Yes, I agree, a decent OS for the desktop (workstation) would be useful.
Another reason is I would like to have a operating systems that is posix compatible that is not under the gnu license.
At this point I don't understand you. Why POSIX on the desktop? After so many decades, POSIX on the desktop is needed like a "pain in the ass". POSIX may be useful on some servers and routers, because they still use systems derived from UNIX. And there OK, it makes some sense. But on the desktop? It's almost a museum piece! Assuming someone would like to create a modern desktop OS, basing it on POSIX after so many decades after its development makes no sense whatsoever. At most, it makes sense to borrow some ideas from it (and very general ones at that).
Its nothing fancy. I am waiting for all the woke nonsense to come to an end with that is happening in the linux community.

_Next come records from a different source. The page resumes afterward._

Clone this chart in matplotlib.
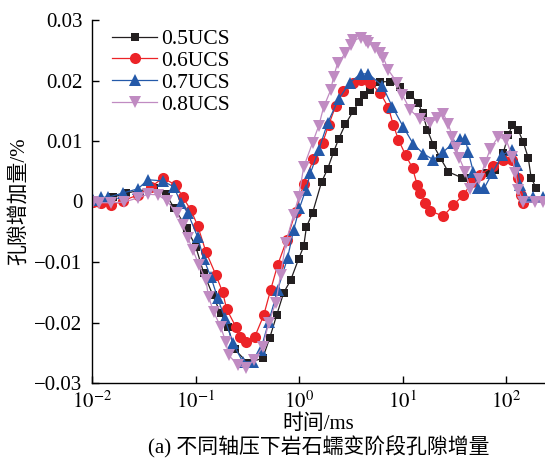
'''
Pore increment during rock creep under different axial loads
'''
import numpy as np
import matplotlib as mpl
mpl.use('Agg')
import matplotlib.pyplot as plt
from matplotlib.ticker import FixedLocator, FixedFormatter, NullLocator

mpl.rcParams['font.family'] = ['Liberation Serif', 'Noto Sans CJK SC']
mpl.rcParams['mathtext.fontset'] = 'stix'
mpl.rcParams['axes.unicode_minus'] = True

# -- data (time in ms, pore increment in %) --
t_05 = [0.0102, 0.0122, 0.016, 0.0213, 0.0396, 0.0518, 0.0618, 0.0824, 0.1007, 0.120,
        0.147, 0.175, 0.205, 0.239, 0.319, 0.446, 0.520, 0.608, 0.710, 0.830,
        0.991, 1.11, 1.18, 1.35, 1.65, 1.89, 2.16, 2.41, 2.81, 3.36,
        3.76, 4.20, 4.90, 6.12, 7.64, 9.55, 11.9, 14.2, 15.6, 17.4,
        19.9, 23.2, 27.7, 37.8, 45.2, 54.0, 65.9, 78.7, 94.0, 105,
        115, 131, 147, 164, 175, 196]
v_05 = [0, 0, 0.0007, 0.0014, 0.0022, 0.0012, -0.0010, -0.0044, -0.0075, -0.0118,
        -0.0155, -0.0185, -0.0207, -0.0244, -0.0267, -0.0259, -0.0226, -0.0188, -0.0151, -0.0130,
        -0.0095, -0.0074, -0.0042, -0.0019, 0.0032, 0.0054, 0.0082, 0.0103, 0.0128, 0.0150,
        0.0164, 0.0176, 0.0184, 0.0198, 0.0198, 0.0189, 0.0176, 0.0163, 0.0146, 0.0118,
        0.0093, 0.0072, 0.0049, 0.0039, 0.0039, 0.0042, 0.0047, 0.0052, 0.0080, 0.0110,
        0.0126, 0.0118, 0.0098, 0.0072, 0.0039, 0.0022]

t_06 = [0.0102, 0.0122, 0.0152, 0.0199, 0.0278, 0.0371, 0.0484, 0.0646, 0.0755, 0.0901,
        0.105, 0.126, 0.157, 0.183, 0.200, 0.245, 0.267, 0.305, 0.373, 0.456,
        0.532, 0.622, 0.759, 0.927, 1.11, 1.38, 1.69, 1.93, 2.26, 2.69,
        3.29, 3.93, 4.90, 6.12, 7.31, 8.17, 9.13, 10.7, 12.5, 13.9,
        14.9, 16.6, 18.6, 24.8, 31.0, 38.7, 47.2, 56.4, 75.3, 94.0,
        115, 131, 140, 147]
v_06 = [-0.0001, -0.0002, -0.0006, 0.0001, 0.0011, 0.0024, 0.0039, 0.0027, 0.0007, -0.0014,
        -0.0040, -0.0083, -0.0121, -0.0150, -0.0178, -0.0207, -0.0224, -0.0232, -0.0224, -0.0188,
        -0.0146, -0.0105, -0.0064, -0.0017, 0.0029, 0.0070, 0.0097, 0.0126, 0.0158, 0.0183,
        0.0196, 0.0201, 0.0196, 0.0179, 0.0155, 0.0126, 0.0102, 0.0077, 0.0055, 0.0027,
        0.0014, -0.0002, -0.0016, -0.0024, -0.0006, 0.0011, 0.0032, 0.0044, 0.0059, 0.0069,
        0.0069, 0.0039, 0.0011, -0.0002]

t_07 = [0.0102, 0.0122, 0.0143, 0.0199, 0.0278, 0.0347, 0.0484, 0.0618, 0.0721, 0.0843,
        0.105, 0.120, 0.141, 0.164, 0.192, 0.229, 0.286, 0.357, 0.427, 0.509,
        0.622, 0.776, 0.887, 1.01, 1.16, 1.29, 1.55, 1.89, 2.41, 3.08,
        3.93, 4.69, 6.40, 8.00, 10.2, 12.7, 15.9, 19.9, 24.8, 31.0,
        36.2, 40.4, 43.2, 48.3, 54.0, 61.6, 73.6, 91.9, 115, 128,
        137, 153, 183, 228]
v_07 = [0.0002, 0.0007, 0.0007, 0.0014, 0.0021, 0.0036, 0.0034, 0.0024, -0.0002, -0.0019,
        -0.0059, -0.0095, -0.0125, -0.0160, -0.0193, -0.0234, -0.0265, -0.0265, -0.0245, -0.0199,
        -0.0146, -0.0093, -0.0047, -0.0011, 0.0019, 0.0047, 0.0085, 0.0130, 0.0169, 0.0196,
        0.0211, 0.0211, 0.0191, 0.0156, 0.0123, 0.0095, 0.0079, 0.0069, 0.0082, 0.0097,
        0.0103, 0.0103, 0.0082, 0.0049, 0.0022, 0.0022, 0.0047, 0.0077, 0.0085, 0.0060,
        0.0027, 0.0007, 0.0007, 0.0007]

t_08 = [0.0102, 0.0117, 0.0152, 0.0204, 0.0278, 0.0347, 0.0433, 0.0529, 0.066, 0.0755,
        0.0843, 0.0942, 0.108, 0.126, 0.134, 0.150, 0.175, 0.196, 0.209, 0.256,
        0.305, 0.365, 0.446, 0.509, 0.594, 0.665, 0.743, 0.887, 0.991, 1.11,
        1.35, 1.55, 1.73, 2.02, 2.16, 2.36, 2.81, 3.15, 3.36, 3.93,
        4.39, 4.69, 5.48, 6.12, 6.55, 7.31, 8.93, 9.98, 11.9, 14.9,
        18.6, 21.7, 24.8, 27.7, 30.3, 33.1, 35.4, 40.4, 45.2, 55.2,
        63.0, 70.4, 84.1, 100.4, 115, 123, 131, 147, 191, 228]
v_08 = [-0.0001, -0.0002, -0.0002, -0.0001, 0.0006, 0.0012, 0.0011, 0.0001, -0.0019, -0.0039,
        -0.0060, -0.0080, -0.0105, -0.0130, -0.0158, -0.0183, -0.0207, -0.0232, -0.0254, -0.0270,
        -0.0275, -0.0262, -0.0240, -0.0201, -0.0168, -0.0121, -0.0069, -0.0022, 0.0007, 0.0057,
        0.0097, 0.0125, 0.0156, 0.0184, 0.0206, 0.0229, 0.0245, 0.0259, 0.0267, 0.0270,
        0.0265, 0.0262, 0.0254, 0.0245, 0.0237, 0.0217, 0.0196, 0.0176, 0.0151, 0.0136,
        0.0130, 0.0138, 0.0145, 0.0128, 0.0107, 0.0088, 0.0072, 0.0049, 0.0021, 0.0037,
        0.0064, 0.0087, 0.0107, 0.0102, 0.0074, 0.0047, 0.0019, -0.0001, -0.0001, -0.0001]

labels = ['0.5UCS', '0.6UCS', '0.7UCS', '0.8UCS']
y_ticks = [-0.03, -0.02, -0.01, 0, 0.01, 0.02, 0.03]
y_ticklabels = ['\u22120.03', '\u22120.02', '\u22120.01', '0', '0.01', '0.02', '0.03']
x_ticks = [1e-2, 1e-1, 1e0, 1e1, 1e2]
x_ticklabels = [r'$10^{-2}$', r'$10^{-1}$', r'$10^{0}$', r'$10^{1}$', r'$10^{2}$']

fig = plt.figure(figsize=(5.45, 4.62), dpi=100)
sub = fig.add_axes([92/545., 1-383/462., 1-92/545., (383-20)/462.])

series = [(t_05, v_05), (t_06, v_06), (t_07, v_07), (t_08, v_08)]
colors = ['#231f20', '#ec2327', '#2459a9', '#c08bc2']
markers = ['s', 'o', '^', 'v']
msizes = [6.3, 8, 8, 8]
for (tt, vv), c, m, ms, lab in zip(series, colors, markers, msizes, labels):
    sub.plot(tt, vv, color=c, lw=0.9, marker=m, ms=ms, mew=0, label=lab)

sub.set_xscale('log')
sub.set_xlim([1e-2, 238.])
sub.set_ylim([-0.03, 0.03])
sub.xaxis.set_major_locator(FixedLocator(x_ticks))
sub.xaxis.set_major_formatter(FixedFormatter(x_ticklabels))
sub.xaxis.set_minor_locator(NullLocator())
sub.yaxis.set_major_locator(FixedLocator(y_ticks))
sub.yaxis.set_major_formatter(FixedFormatter(y_ticklabels))
sub.tick_params(direction='in', length=5, width=1, labelsize=15)
sub.tick_params(axis='x', pad=6)
sub.tick_params(axis='y', pad=7)
sub.spines['top'].set_visible(False)
sub.spines['right'].set_visible(False)
for s in ['left', 'bottom']:
    sub.spines[s].set_linewidth(1.)

sub.set_xlabel('时间/ms', fontsize=15, labelpad=1)
sub.set_ylabel('孔隙增加量/%', fontsize=15, labelpad=4)
fig.text((92 + 545) / 2. / 545., 1 - 447/462., '(a) 不同轴压下岩石蠕变阶段孔隙增量',
         fontsize=15, ha='center', va='center')

sub.legend(loc='upper left', bbox_to_anchor=(0.044, 0.975), frameon=False,
           fontsize=15.5, handlelength=2.1, handletextpad=0.2, labelspacing=0.08,
           borderpad=0, borderaxespad=0)

fig.savefig('out.png', dpi=100)
plt.close()
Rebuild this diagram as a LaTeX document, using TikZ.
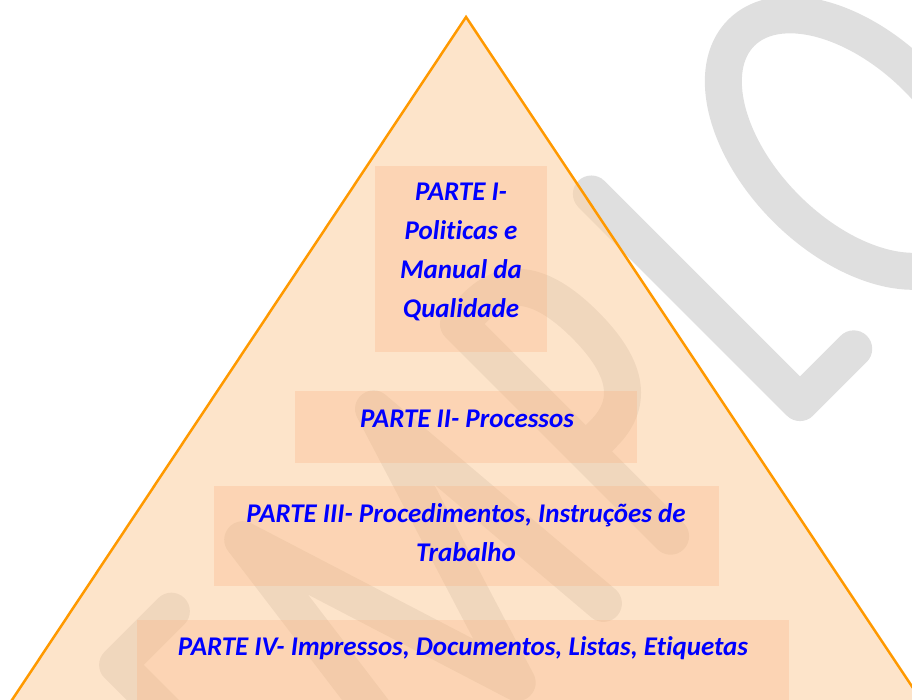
\documentclass[tikz,border=0pt]{standalone}
\usepackage{fontspec}
\setmainfont{Carlito}[Ligatures=NoCommon]
\usetikzlibrary{positioning}
\definecolor{pyrline}{RGB}{255,153,0}
\definecolor{pyrfill}{RGB}{252,210,167}
\definecolor{boxfill}{RGB}{250,178,129}
\definecolor{wmgrey}{RGB}{223,223,223}
\definecolor{textblue}{RGB}{0,0,255}

\begin{document}
\begin{tikzpicture}[x=1pt,y=-1pt,
  wm/.style={draw=wmgrey,line width=37pt,line cap=round,line join=round},
  part/.style={fill=boxfill,fill opacity=0.3,inner sep=0pt},
  parttext/.style={text=textblue,font=\bfseries\itshape\fontsize{27}{39}\selectfont,align=center}]
  \useasboundingbox (0,0) rectangle (912,699);
  \clip (0,0) rectangle (912,699);
  \begin{scope}[shift={(614,614)},x={(0.7071pt,0.7071pt)},y={(-0.7071pt,0.7071pt)}]
    \draw[wm] (-387,-60) -- (-387,315) -- (-311,315);
    \draw[wm] (-250,15) -- (-210,315) -- (-117,20) -- (-25,315) -- (0,15);
    \draw[wm] (95,15) -- (95,315) -- (120,315) .. controls (160,315) and (184,290) .. (184,225)
      .. controls (184,160) and (160,135) .. (120,135) -- (95,135);
    \draw[wm] (281,313) -- (281,18) -- (357,18);
    \draw[wm] (501,165) ellipse [x radius=92.5,y radius=156];
  \end{scope}
  \coordinate (apex) at (466,17);
  \coordinate (bl) at (8,706);
  \coordinate (br) at (925,706);
  \filldraw[draw=pyrline,line width=2.5pt,fill=pyrfill,fill opacity=0.6] (apex) -- (br) -- (bl) -- cycle;
  \node[part,minimum width=172pt,minimum height=186pt] (1) at (461,259) {};
  \node[part,minimum width=342pt,minimum height=72pt] (2) at (466,427) {};
  \node[part,minimum width=505pt,minimum height=100pt] (3) at (466.5,536) {};
  \node[part,minimum width=652pt,minimum height=100pt] (4) at (463,670) {};
  \node[parttext] (5) at (461,252) {PARTE I-\\Politicas e\\Manual da\\Qualidade};
  \node[parttext] (6) at (467,419) {PARTE II- Processos};
  \node[parttext] (7) at (466,532.5) {PARTE III- Procedimentos, Instruções de\\Trabalho};
  \node[parttext] (8) at (463,648) {PARTE IV- Impressos, Documentos, Listas, Etiquetas};
\end{tikzpicture}
\end{document}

That there will finally be a "year of Linux on the desktop"? That will never happen (a long time ago I also had such naive hopes, but I quickly realized that this would not be the case). It is impossible, for at least several reasons:
1) architecture - it is based on the assumptions of a system developed for mainframe computers (Unix), over 50 years ago! Drivers for many devices are in the kernel instead of in user space, the kernel is a bloated behemoth (blob), archaic and annoying directory system, configuration files scattered across various directories, different formats of configuration files, mess in accessing devices and services from the programmer's point of view (especially through reading "virtual" text files), lots of different strange script files launching various processes in the system, graphics and multimedia support is not part of the OS,
2) it uses an ancient programming language (C), which has some advantages (its compiler generates optimized machine code), but also has many disadvantages (e.g. macros, headers, archaic and clumsy build system), the main kernel programmer would rather "rip someone's heart out" than let C be replaced by some other programming language,
3) The community of developers and hobbyists developing this OS doesn't give a s..t about issues like: (a) ergonomics for the average user, (b) backward compatibility, (c) stable API for hardware drivers, (d) stable API for developers.
Making another (nobody needs it) version of Linux using FPC/Lazarus would be an incredible waste of time and electricity.